In the following we investigate the local effects of such a vector field, which may not be necessarily related to the cosmological dynamics. We define the energy-momentum tensor $T_{\mu\nu}$ of the baryonic matter fields as

T_{\mu\nu}=-\frac{2}{\sqrt{-g}}\frac{\partial\left(\sqrt{-g}\mathcal{L}_{m}\right)}{\partial g^{\mu\nu}},

(8)

where $\mathcal{L}_{m}$ is the Lagrangian of the ordinary matter.

The Einstein dark energy model action is given by EDE

	$\displaystyle S=\int d\,^{4}x\sqrt{-g}\,\Bigg{[}\frac{1}{2\kappa^{2}}\left(1-\beta_{1}\right)$	$\displaystyle R+\frac{\beta_{2}}{2}\,T-\frac{1}{4}C_{\mu\nu}C^{\mu\nu}$
		$\displaystyle+V(\Lambda^{2})+\mathcal{L}_{m}\Bigg{]},$		(9)

where $\beta_{1}$ , $\beta_{2}$ are two arbitrary dimensionless constants.
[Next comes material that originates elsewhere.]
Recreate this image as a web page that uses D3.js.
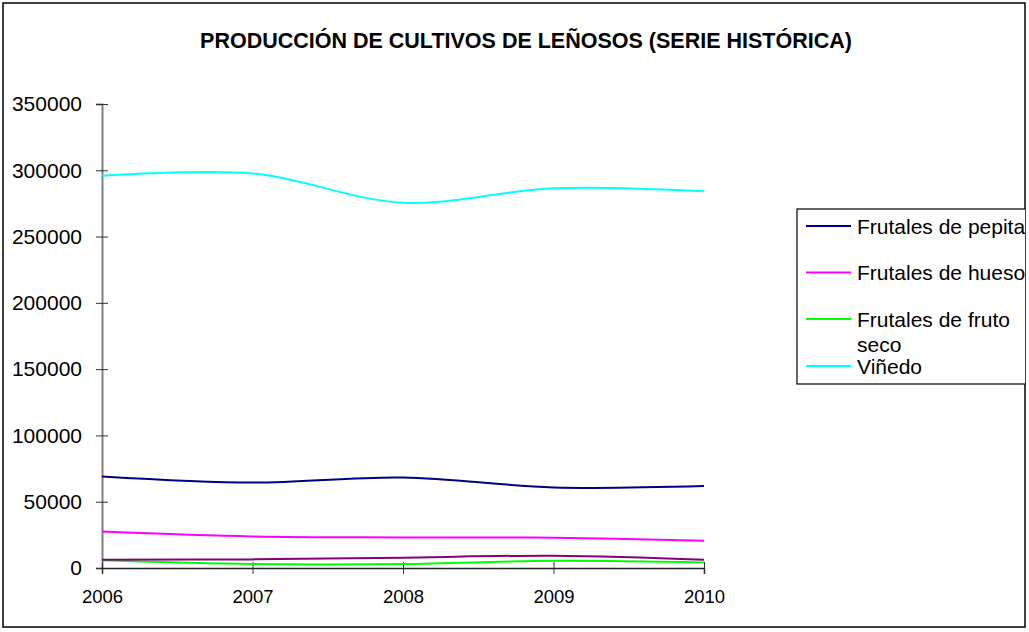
<!DOCTYPE html>
<html>
<head>
<meta charset="utf-8">
<script src="https://cdn.jsdelivr.net/npm/d3@7"></script>
<style>
  body { margin: 0; background: #fff; }
  text { font-family: "Liberation Sans", Arial, sans-serif; }
</style>
</head>
<body>
<div id="chart"></div>
<script>
const width = 1029;
const height = 632;
const margin = { top: 104, right: 325, bottom: 64, left: 102 };

const years = ["2006", "2007", "2008", "2009", "2010"];
const yTicks = [0, 50000, 100000, 150000, 200000, 250000, 300000, 350000];

// produccion (t)
const pepita = [69100, 64500, 68300, 60800, 61800];
const hueso = [27500, 23800, 23100, 22900, 20600];
const frutoSeco = [5800, 3000, 3000, 5500, 4200];
const vinedo = [295900, 297600, 275500, 286500, 284200];
const otros = [6300, 6500, 7800, 9300, 6300];

const seriesNames = ["Frutales de pepita", "Frutales de hueso", "Frutales de fruto seco", "Viñedo"];
const seriesColors = ["#000080", "#ff00ff", "#00ff00", "#00ffff"];

const series = [
  { name: seriesNames[0], color: seriesColors[0], values: pepita },
  { name: seriesNames[1], color: seriesColors[1], values: hueso },
  { name: seriesNames[2], color: seriesColors[2], values: frutoSeco },
  { name: seriesNames[3], color: seriesColors[3], values: vinedo },
  { name: "", color: "#800080", values: otros }
];

const svg = d3
  .select("#chart")
  .append("svg")
  .attr("width", width)
  .attr("height", height);

svg
  .append("defs")
  .append("clipPath")
  .attr("id", "frame")
  .append("rect")
  .attr("x", 3)
  .attr("y", 3)
  .attr("width", 1022)
  .attr("height", 624);

svg
  .append("rect")
  .attr("x", 3)
  .attr("y", 3)
  .attr("width", 1022)
  .attr("height", 624)
  .attr("fill", "#fff")
  .attr("stroke", "#000")
  .attr("stroke-width", 1.5);

svg
  .append("text")
  .attr("x", 526)
  .attr("y", 48)
  .attr("text-anchor", "middle")
  .style("font-size", "21.5px")
  .style("font-weight", "bold")
  .text("PRODUCCIÓN DE CULTIVOS DE LEÑOSOS (SERIE HISTÓRICA)");

const innerW = width - margin.left - margin.right;
const innerH = height - margin.top - margin.bottom;

const xScale = d3
  .scalePoint()
  .domain(years)
  .range([0, innerW]);

const yScale = d3
  .scaleLinear()
  .domain([0, 350000])
  .range([innerH, 0]);

const chart = svg
  .append("g")
  .attr("transform", `translate(${margin.left}, ${margin.top})`);

// eje y
const yAxis = chart.append("g").call(
  d3
    .axisLeft(yScale)
    .tickValues(yTicks)
    .tickFormat(d3.format("d"))
    .tickSize(6)
    .tickPadding(14)
);
yAxis.select(".domain").attr("stroke", "#808080").attr("stroke-width", 2);
yAxis
  .selectAll(".tick line")
  .attr("x1", 6)
  .attr("x2", -6)
  .attr("stroke", "#333");
yAxis
  .selectAll(".tick text")
  .style("font-size", "21px")
  .attr("fill", "#000");

// eje x
const xAxis = chart
  .append("g")
  .attr("transform", `translate(0, ${innerH})`)
  .call(d3.axisBottom(xScale).tickSize(6).tickPadding(16));
xAxis.select(".domain").attr("stroke", "#222").attr("stroke-width", 1.5);
xAxis
  .selectAll(".tick line")
  .attr("y1", -6)
  .attr("y2", 6)
  .attr("stroke", "#333");
xAxis
  .selectAll(".tick text")
  .style("font-size", "18.5px")
  .attr("fill", "#000");

const line = d3
  .line()
  .x((d, i) => xScale(years[i]))
  .y(d => yScale(d))
  .curve(d3.curveCatmullRom);

chart
  .selectAll(".serie")
  .data(series)
  .enter()
  .append("path")
  .attr("class", "serie")
  .attr("fill", "none")
  .attr("stroke", d => d.color)
  .attr("stroke-width", 2)
  .attr("d", d => line(d.values));

// leyenda
const legend = svg
  .append("g")
  .attr("clip-path", "url(#frame)");

legend
  .append("rect")
  .attr("x", 797)
  .attr("y", 209)
  .attr("width", 260)
  .attr("height", 175)
  .attr("fill", "#fff")
  .attr("stroke", "#000")
  .attr("stroke-width", 1.2);

const legendRows = [
  { lines: ["Frutales de pepita"], y: 226 },
  { lines: ["Frutales de hueso"], y: 272.5 },
  { lines: ["Frutales de fruto", "seco"], y: 319 },
  { lines: ["Viñedo"], y: 366 }
];

const legendItem = legend
  .selectAll(".item")
  .data(legendRows)
  .enter()
  .append("g")
  .attr("class", "item");

legendItem
  .append("line")
  .attr("x1", 806)
  .attr("x2", 851)
  .attr("y1", d => d.y)
  .attr("y2", d => d.y)
  .attr("stroke", (d, i) => seriesColors[i])
  .attr("stroke-width", 2);

legendItem
  .append("text")
  .attr("x", 857)
  .attr("y", d => d.y + 7.5)
  .style("font-size", "21px")
  .selectAll("tspan")
  .data(d => d.lines)
  .enter()
  .append("tspan")
  .attr("x", 857)
  .attr("dy", (d, i) => (i === 0 ? 0 : 25))
  .text(d => d);
</script>
</body>
</html>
Also, the potential term $V$ is an arbitrary function of $\Lambda^{2}=\Lambda_{\mu}\Lambda^{\mu}$ .

The energy-momentum tensor $S_{\mu\nu}$ of the dark energy field is given by

S_{\mu\nu}=C_{\mu\alpha}C_{\nu}^{~{}\alpha}-\frac{1}{4}g_{\mu\nu}C_{\alpha\beta}C^{\alpha\beta},

(10)

and it has the property $S_{\mu}^{\mu}=0$ .

By varying the action (II) with respect to the metric gives the field equations

		$\displaystyle\kappa^{2}(1-\beta_{1})G_{\mu\nu}-\frac{1}{2}S_{\mu\nu}-\frac{1}{2}g_{\mu\nu}V+\Lambda_{\mu}\Lambda_{\nu}V^{\prime}$
		$\displaystyle=\frac{1}{2}(1+\beta_{2})T_{\mu\nu}-\frac{1}{2}\beta_{2}\,\left(\mathcal{L}_{m}-\frac{1}{2}T\right)g_{\mu\nu},$		(11)

where a prime denotes derivative with respect to the argument of the function.

By varying the action (II) with respect to the vector potential of the field, we obtain the equation

\nabla_{\nu}C^{\mu\nu}=2\Lambda^{\mu}V^{\prime}.

(12)

By taking the divergence of the metric field equation (II), and using equation (12), one obtains the balance equation of the matter energy-momentum tensor as

\displaystyle\nabla^{\mu}T_{\mu\nu}

\displaystyle=\frac{\beta_{2}}{1+\beta_{2}}\nabla_{\nu}\left(\mathcal{L}_{m}-\frac{1}{2}T\right).

(13)

II.1 Field equations for high density static spherically symmetric objects

In order to investigate the properties of dense stars in the Einstein dark energy model, we adopt for the line element the standard static, spherically symmetric form, given by

\displaystyle ds^{2}=-e^{-2f(r)}dt^{2}+\frac{1}{1-2m(r)/r}dr^{2}+r^{2}d\Omega^{2},

(14)

where the two metric tensor components $g_{tt}=-e^{-2f(r)}$ and $g_{rr}=1/(1-2m(r)/r)$ are functions of the radial coordinate $r$ only. As for the vector field, we adopt the ansatz

\displaystyle\Lambda^{\mu}=\sqrt{|g^{tt}|}h(r)\delta^{\mu}_{t},

(15)

where $h(r)$ is an arbitrary function to be determined from the field equations. The energy-momentum tensor of the matter is given by

\displaystyle T_{\mu\nu}=\left(p+\rho\right)u_{\mu}u_{\nu}+p\,g_{\mu\nu},

(16)

where $\rho$ and $p$ are the energy density, and pressure, respectively.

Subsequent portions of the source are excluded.